The U.S. should reject natural gas infrastructure expansion and accelerate the transition to renewable sources of energy like wind and solar to meet climate commitments, the Sierra Club said in a report denouncing the country's increasing reliance on gas.
Through their quantity and locations, proposed gas projects threaten the climate and disproportionately affect low-income and minority communities, the environmental group said in "The Gas Rush: Locking America into Another Fossil Fuel for Decades." The Sierra Club said its analysis found that 60% of planned gas-fired plants in California would be built in "already overburdened areas" and that the expected build-out would have impacts on a large percentage of Americans.
The Sierra Club's report came after President Donald Trump signed actions paving the way for two stalled oil pipeline projects and calling for expedited environmental reviews of high-priority infrastructure projects. The Atlantic Coast gas pipeline project made a list obtained by the McClatchy news service of the Trump administration's 50 "priority" infrastructure projects.

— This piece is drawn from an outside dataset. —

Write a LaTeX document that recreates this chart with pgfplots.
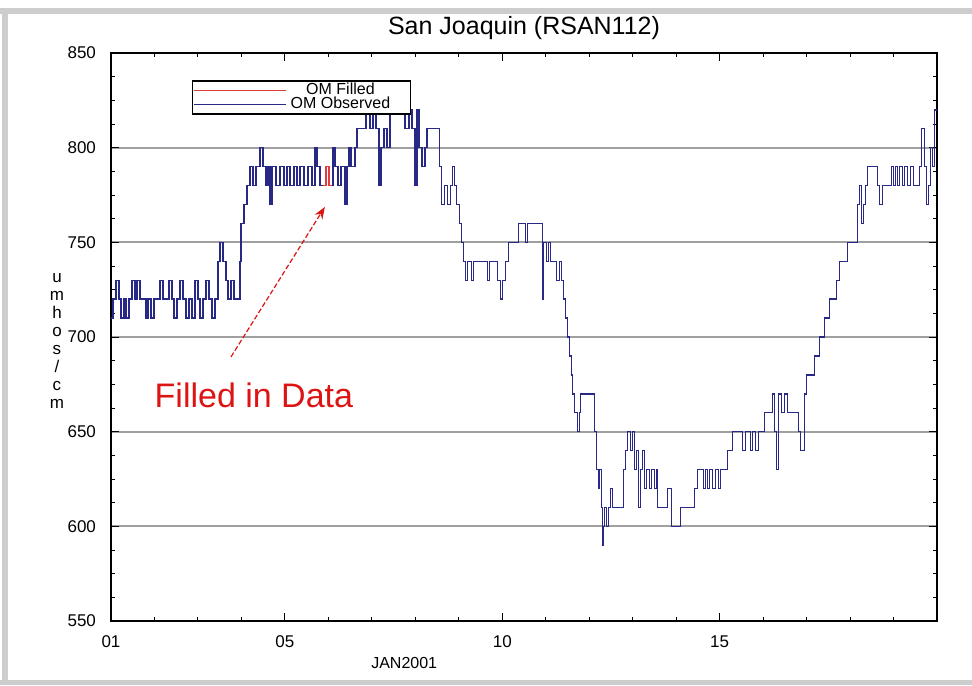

According to the Sierra Club, Texas will be affected the most by "the gas rush," with more than one-quarter of the proposed new gas plant capacity. The state should instead look to solar power, especially after Austin Energy was offered more than 1,295 MW of solar generation for less than 4 cents per kWh, the group said. "Choosing more gas over cheap, abundant, renewable and job-creating solar energy in Texas — let alone concentrating 27 percent of the gas rush there — is nonsensical," the group wrote.
Moving toward alternative energy sources would also create new jobs, the Sierra Club said. The report references research it commissioned from the University of California's Berkeley Don Vial Center on Employment in the Green Economy, which found that replacing all fossil fuel-based electricity with renewable sources would create 4.3 million direct jobs in construction and related services.
A group representing gas pipelines argued instead for greater energy diversity. "Instead of picking one energy source over another, we should harness American creativity and competitiveness to drive efficiency from all energy sources," Cathy Landry, a spokeswoman for the Interstate Natural Gas Association of America, said in an emailed statement. "Not only does natural gas generate about one third of the nation's electricity — as the report acknowledges — it also heats homes, cooks food and is used extensively in industrial manufacturing, creating a variety of products, some of which are used as the building blocks for renewable energy facilities."
The Sierra Club has regularly intervened in regulatory proceedings for gas infrastructure projects, challenging the commission's authorization of several pipelines and most LNG export terminals.